The request:
Below is some material; set it all down exactly, apart from the pictures.

==*==

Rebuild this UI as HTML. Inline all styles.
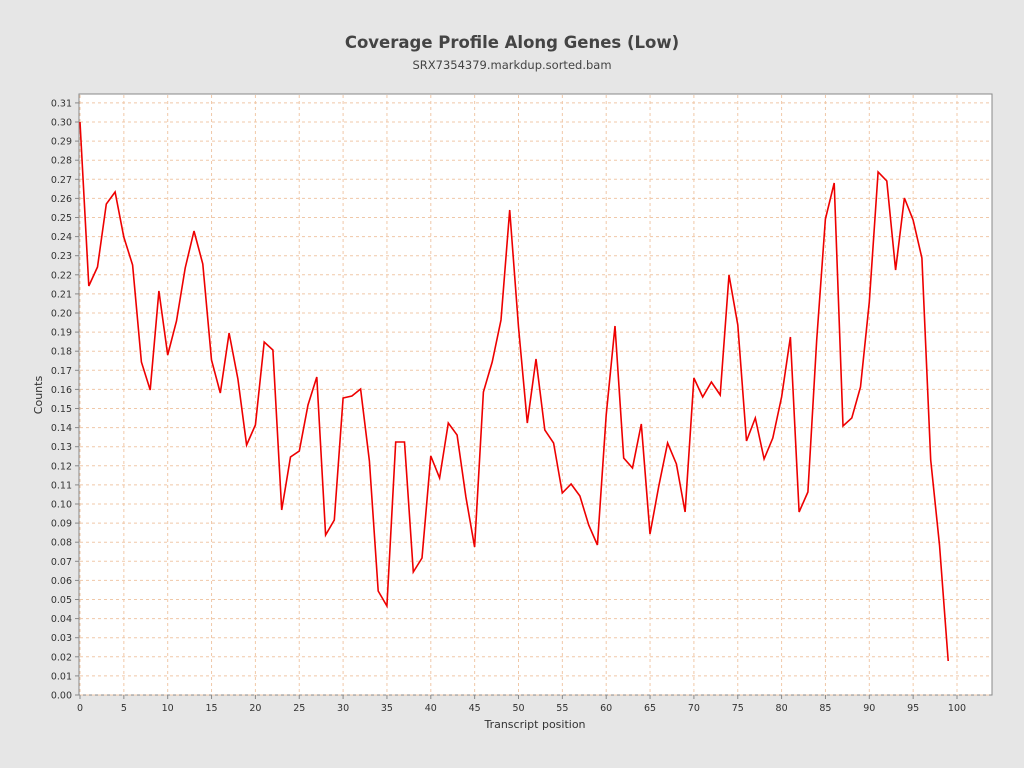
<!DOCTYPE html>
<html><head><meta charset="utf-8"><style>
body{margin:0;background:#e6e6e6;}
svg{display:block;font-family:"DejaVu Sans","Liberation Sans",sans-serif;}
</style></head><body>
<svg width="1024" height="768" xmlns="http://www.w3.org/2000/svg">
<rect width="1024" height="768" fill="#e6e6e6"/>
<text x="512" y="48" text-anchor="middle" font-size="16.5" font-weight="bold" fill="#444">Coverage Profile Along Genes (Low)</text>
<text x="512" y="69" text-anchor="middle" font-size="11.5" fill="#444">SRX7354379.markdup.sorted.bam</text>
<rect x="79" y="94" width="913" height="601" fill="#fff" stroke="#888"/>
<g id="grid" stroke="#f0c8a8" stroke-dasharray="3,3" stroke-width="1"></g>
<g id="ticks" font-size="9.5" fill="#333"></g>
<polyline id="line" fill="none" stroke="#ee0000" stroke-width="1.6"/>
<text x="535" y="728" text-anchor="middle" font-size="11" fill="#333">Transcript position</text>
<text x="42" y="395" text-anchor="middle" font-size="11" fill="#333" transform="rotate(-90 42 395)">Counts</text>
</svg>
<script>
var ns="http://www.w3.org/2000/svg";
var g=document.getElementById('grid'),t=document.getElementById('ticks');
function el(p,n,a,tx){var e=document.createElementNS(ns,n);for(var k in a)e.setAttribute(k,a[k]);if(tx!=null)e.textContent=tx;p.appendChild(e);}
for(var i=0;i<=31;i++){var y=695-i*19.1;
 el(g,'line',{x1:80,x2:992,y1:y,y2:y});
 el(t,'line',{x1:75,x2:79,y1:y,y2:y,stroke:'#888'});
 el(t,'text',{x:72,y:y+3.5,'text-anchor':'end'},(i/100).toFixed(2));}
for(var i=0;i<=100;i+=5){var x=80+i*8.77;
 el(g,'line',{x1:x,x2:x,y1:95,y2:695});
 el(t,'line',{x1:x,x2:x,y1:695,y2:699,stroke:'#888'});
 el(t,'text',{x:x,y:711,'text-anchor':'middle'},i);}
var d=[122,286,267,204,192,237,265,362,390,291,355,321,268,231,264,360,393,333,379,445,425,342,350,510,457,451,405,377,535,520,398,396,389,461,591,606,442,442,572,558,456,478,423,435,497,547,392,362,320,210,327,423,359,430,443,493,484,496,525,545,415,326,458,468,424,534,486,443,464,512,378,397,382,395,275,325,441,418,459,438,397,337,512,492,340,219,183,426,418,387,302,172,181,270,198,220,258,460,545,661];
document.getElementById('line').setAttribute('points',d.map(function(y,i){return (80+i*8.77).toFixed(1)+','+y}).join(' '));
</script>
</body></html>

==*==

Response to this task:
Rebuild this UI as HTML. Inline all styles.
<!DOCTYPE html>
<html><head><meta charset="utf-8"><style>
body{margin:0;background:#e6e6e6;}
svg{display:block;font-family:"DejaVu Sans","Liberation Sans",sans-serif;}
</style></head><body>
<svg width="1024" height="768" xmlns="http://www.w3.org/2000/svg">
<rect width="1024" height="768" fill="#e6e6e6"/>
<text x="512" y="48" text-anchor="middle" font-size="16.5" font-weight="bold" fill="#444">Coverage Profile Along Genes (Low)</text>
<text x="512" y="69" text-anchor="middle" font-size="11.5" fill="#444">SRX7354379.markdup.sorted.bam</text>
<rect x="79" y="94" width="913" height="601" fill="#fff" stroke="#888"/>
<g id="grid" stroke="#f0c8a8" stroke-dasharray="3,3" stroke-width="1"></g>
<g id="ticks" font-size="9.5" fill="#333"></g>
<polyline id="line" fill="none" stroke="#ee0000" stroke-width="1.6"/>
<text x="535" y="728" text-anchor="middle" font-size="11" fill="#333">Transcript position</text>
<text x="42" y="395" text-anchor="middle" font-size="11" fill="#333" transform="rotate(-90 42 395)">Counts</text>
</svg>
<script>
var ns="http://www.w3.org/2000/svg";
var g=document.getElementById('grid'),t=document.getElementById('ticks');
function el(p,n,a,tx){var e=document.createElementNS(ns,n);for(var k in a)e.setAttribute(k,a[k]);if(tx!=null)e.textContent=tx;p.appendChild(e);}
for(var i=0;i<=31;i++){var y=695-i*19.1;
 el(g,'line',{x1:80,x2:992,y1:y,y2:y});
 el(t,'line',{x1:75,x2:79,y1:y,y2:y,stroke:'#888'});
 el(t,'text',{x:72,y:y+3.5,'text-anchor':'end'},(i/100).toFixed(2));}
for(var i=0;i<=100;i+=5){var x=80+i*8.77;
 el(g,'line',{x1:x,x2:x,y1:95,y2:695});
 el(t,'line',{x1:x,x2:x,y1:695,y2:699,stroke:'#888'});
 el(t,'text',{x:x,y:711,'text-anchor':'middle'},i);}
var d=[122,286,267,204,192,237,265,362,390,291,355,321,268,231,264,360,393,333,379,445,425,342,350,510,457,451,405,377,535,520,398,396,389,461,591,606,442,442,572,558,456,478,423,435,497,547,392,362,320,210,327,423,359,430,443,493,484,496,525,545,415,326,458,468,424,534,486,443,464,512,378,397,382,395,275,325,441,418,459,438,397,337,512,492,340,219,183,426,418,387,302,172,181,270,198,220,258,460,545,661];
document.getElementById('line').setAttribute('points',d.map(function(y,i){return (80+i*8.77).toFixed(1)+','+y}).join(' '));
</script>
</body></html>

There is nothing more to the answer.